Güncel

10 ayda 255 kadın Cinayeti

H. Merkezi: İzmir Barosu Başkanı Aydın Özcan, 10 Aralık İnsan Hakları Günü’nde yaptığı basın açıklamasında, Türkiye’de 2014 yılının ilk 10 ayında 255 kadının cinayete kurban gittiğini söyledi.

İzmir Adliyesi Baro Birimi’nde, Baro İnsan Hakları Komisyonu üyeleri ile birlikte basın açıklaması yapan Aydın Özcan, Türkiye’de 214 yılının ilk 10 ayı içerisinde 255 kadının öldürüldüğünü açıkladı.

“Kadın cinayetleri, erken ve küçük yaşta zorla yaptırılan evlilikler ise kadın hakları konusunda ana gündemi oluşturmaya devam etmektedir” diyen Özcan şöyle devam etti: “2014 yılının ilk 10 ayında öldürülen kadın sayısı 255’e ulaşmıştır.

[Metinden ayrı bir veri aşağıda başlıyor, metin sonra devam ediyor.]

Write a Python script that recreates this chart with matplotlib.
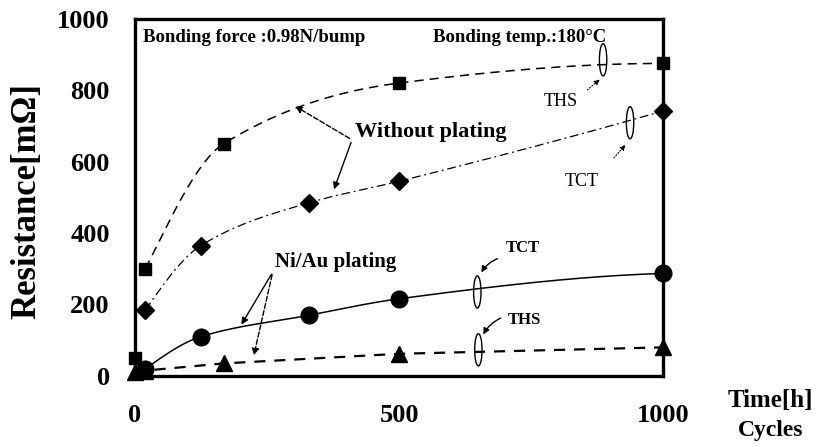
import numpy as np
import matplotlib.pyplot as plt
from matplotlib.patches import Ellipse

# THS (hours) / TCT (cycles)
ths_hours = [0, 20, 168, 500, 1000]
ths_without = [50, 300, 650, 820, 875]
ths_niau = [10, 15, 35, 62, 80]

tct_cycles = [20, 125, 330, 500, 1000]
tct_without = [185, 365, 485, 545, 742]
tct_niau = [20, 110, 170, 216, 287]

x_ticks = [0, 500, 1000]
y_ticks = [0, 200, 400, 600, 800, 1000]


def smooth(x, y, n=200):
    # monotone cubic (Fritsch-Carlson) curve through the points, just for drawing
    x = np.asarray(x, float)
    y = np.asarray(y, float)
    h = np.diff(x)
    d = np.diff(y) / h
    m = np.zeros_like(y)
    for k in range(1, len(x) - 1):
        if d[k - 1] * d[k] > 0:
            w1 = 2 * h[k] + h[k - 1]
            w2 = h[k] + 2 * h[k - 1]
            m[k] = (w1 + w2) / (w1 / d[k - 1] + w2 / d[k])
    m[0] = ((2 * h[0] + h[1]) * d[0] - h[0] * d[1]) / (h[0] + h[1])
    if m[0] * d[0] <= 0:
        m[0] = 0
    m[-1] = ((2 * h[-1] + h[-2]) * d[-1] - h[-1] * d[-2]) / (h[-1] + h[-2])
    if m[-1] * d[-1] <= 0:
        m[-1] = 0
    xs = np.linspace(x[0], x[-1], n)
    i = np.clip(np.searchsorted(x, xs) - 1, 0, len(x) - 2)
    t = (xs - x[i]) / h[i]
    h00 = 2 * t**3 - 3 * t**2 + 1
    h10 = t**3 - 2 * t**2 + t
    h01 = -2 * t**3 + 3 * t**2
    h11 = t**3 - t**2
    ys = h00 * y[i] + h10 * h[i] * m[i] + h01 * y[i + 1] + h11 * h[i] * m[i + 1]
    return xs, ys


serif = 'Liberation Serif'
plt.rcParams['font.family'] = [serif, 'DejaVu Serif']
plt.rcParams['font.weight'] = 'bold'

fig = plt.figure(figsize=(8.22, 4.47), dpi=100)
ax = fig.add_axes([0.164, 0.159, 0.643, 0.799])

# curves
xs, ys = smooth(ths_hours[1:], ths_without[1:])
ax.plot(xs, ys, color='k', lw=1.1, dashes=(6, 4))
xs, ys = smooth(tct_cycles, tct_without)
ax.plot(xs, ys, color='k', lw=0.9, dashes=(7, 3, 1.5, 3))
xs, ys = smooth(tct_cycles, tct_niau)
ax.plot(xs, ys, color='k', lw=1.1)
ax.plot(ths_hours, ths_niau, color='k', lw=1.6, dashes=(5, 4))

# markers
ax.plot(ths_hours, ths_without, 's', color='k', ms=9, clip_on=False)
ax.plot(tct_cycles, tct_without, 'D', color='k', ms=9, clip_on=False)
ax.plot(tct_cycles, tct_niau, 'o', color='k', ms=12, clip_on=False)
ax.plot(ths_hours, ths_niau, '^', color='k', ms=11, clip_on=False)

ax.set_xlim(0, 1000)
ax.set_ylim(0, 1000)
ax.set_xticks(x_ticks)
ax.set_yticks(y_ticks)
ax.tick_params(length=0, labelsize=19)
ax.tick_params(axis='y', pad=18)
ax.tick_params(axis='x', pad=20)
for lab in ax.get_xticklabels() + ax.get_yticklabels():
    lab.set_fontweight('bold')
for sp in ax.spines.values():
    sp.set_linewidth(2.4)

ax.set_ylabel('Resistance[mΩ]', fontsize=25, fontweight='bold', va='center')
ax.yaxis.set_label_coords(-0.205, 0.49)
fig.text(0.937, 0.105, 'Time[h]', ha='center', va='center', fontsize=18, fontweight='bold')
fig.text(0.937, 0.038, 'Cycles', ha='center', va='center', fontsize=17, fontweight='bold')

ax.text(15, 947, 'Bonding force :0.98N/bump', fontsize=13.5, fontweight='bold', va='center')
ax.text(564, 947, 'Bonding temp.:180°C', fontsize=13.5, fontweight='bold', va='center')

# group labels with arrows
ax.text(417, 683, 'Without plating', fontsize=16, fontweight='bold', va='center')
ax.annotate('', xy=(299, 759), xytext=(411, 661),
            arrowprops=dict(arrowstyle='-|>', lw=1, ls='--', color='k', mutation_scale=10))
ax.annotate('', xy=(375, 515), xytext=(411, 661),
            arrowprops=dict(arrowstyle='-|>', lw=1, color='k', mutation_scale=10))

ax.text(265, 319, 'Ni/Au plating', fontsize=15, fontweight='bold', va='center')
ax.annotate('', xy=(199, 137), xytext=(261, 291),
            arrowprops=dict(arrowstyle='-|>', lw=1, color='k', mutation_scale=10))
ax.annotate('', xy=(224, 50), xytext=(261, 291),
            arrowprops=dict(arrowstyle='-|>', lw=1, ls='--', color='k', mutation_scale=10))

# ellipses marking the curves
for cx, cy in [(886, 885), (937, 709), (648, 235), (650, 73)]:
    ax.add_patch(Ellipse((cx, cy), 14, 90, fill=False, lw=1, color='k'))

ax.text(805, 768, 'THS', fontsize=13, fontweight='normal', ha='center', va='center')
ax.annotate('', xy=(884, 835), xytext=(852, 796),
            arrowprops=dict(arrowstyle='-|>', lw=0.8, ls=':', color='k', mutation_scale=8))
ax.text(846, 543, 'TCT', fontsize=13, fontweight='normal', ha='center', va='center')
ax.annotate('', xy=(932, 653), xytext=(903, 605),
            arrowprops=dict(arrowstyle='-|>', lw=0.8, ls=':', color='k', mutation_scale=8))

ax.text(735, 358, 'TCT', fontsize=12, fontweight='bold', ha='center', va='center')
ax.annotate('', xy=(653, 283), xytext=(691, 331),
            arrowprops=dict(arrowstyle='-|>', lw=1, color='k', mutation_scale=9,
                            connectionstyle='arc3,rad=0.2'))
ax.text(738, 157, 'THS', fontsize=12, fontweight='bold', ha='center', va='center')
ax.annotate('', xy=(657, 109), xytext=(697, 165),
            arrowprops=dict(arrowstyle='-|>', lw=1, color='k', mutation_scale=9,
                            connectionstyle='arc3,rad=0.2'))

fig.savefig('out.png', dpi=100)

Bu kadınlar; eş, sevgili, kardeş, baba gibi değişik sıfatlar taşıyan erkekler tarafından öldürülmüştür. Kadın cinayetleri karşısında siyasal iktidarın cinsiyet temelli ayrımcılık içeren söylem ve eylemleri nedeni ile kadına yönelik şiddet hayati bir sorun olarak varlığını sürdürmektedir. Adli koruma altında iken öldürülen kadınların varlığı, devletin doğrudan sorumluluğunu gündeme getirmektedir. Etkin soruşturma mekanizmalarının oluşturulmamış olması kadına yönelik şiddette suçlular açısından önleyici ve caydırıcı yargılama faaliyetleri yoksunluğunu göz önüne sermektedir. 25 Kasım 2011 tarihinde Kadın Hakları Danışma ve Hukuk Araştırma Merkezini kuran İzmir Barosu, şiddet mağduru kadınlara hukuksal destek vererek cinsiyet temelli şiddete karşı mücadele de önemli adımlar atmaktadır” dedi.

İnsan haklarının anayasası olarak tanımlanan ‘İnsan Hakları Evrensel Bildirgesi’nin dil, din, renk, cinsiyet ve sınıf farklılığı gözetmeksizin tüm insanların sadece insan olmalarından kaynaklı eşit, özgür ve onurlu yaşama hakkına sahip olduğunu belirten Özcan, İç Güvenlik Yasa Tasarısına da değindi. Özcan, “Kamuoyunda İç Güvenlik Yasa Tasarısı olarak tartışılan düzenleme ile siyasal iktidar, özgürlük ve güvenlik kavramlarını adeta karşıt kavramlar olarak sunmakta, anayasa ve uluslar arası sözleşmelerle koruma altına alınan temel insan hak ve özgürlüklerini yok saymakta, siyasal rejimi demokratik hukuk devletinden polis devletine dönüştürmeye yönelik çabalarının önünü açmak istemektedir. Polise verilen olağanüstü yetkiler nedeniyle gözaltında işkence ve kötü muamele uygulamalarının önü açılacak. Dinleme, gizli soruşturmacı kullanma ve teknik takip yetkilerinin genişletilmesi nedeniyle hukuka aykırı kanıt yaratma bir uygulama haline gelecek. Arama için belirsiz ‘makul şüphe’ kavramıyla kişi özgürlüğü ve güvenliği yargısal denetim dışı bırakılacak. Soruşturma sırasında el koyma yetkisi genişletilecek. Gerçek ve tüzel kişi mal varlıklarına keyfi surette el konulabilecek, avukatların soruşturma dosyasına erişim hakkı gizlilik kararlarıyla engellenerek savunma hakkı sınırlandırılacak. Özel yetkili mahkemeler ‘ihtisas mahkemeleri’ adı altında yeniden kurularak siyasal iktidar kendi yargısını yaratma faaliyetine kaldığı yerden devam edecektir” dedi.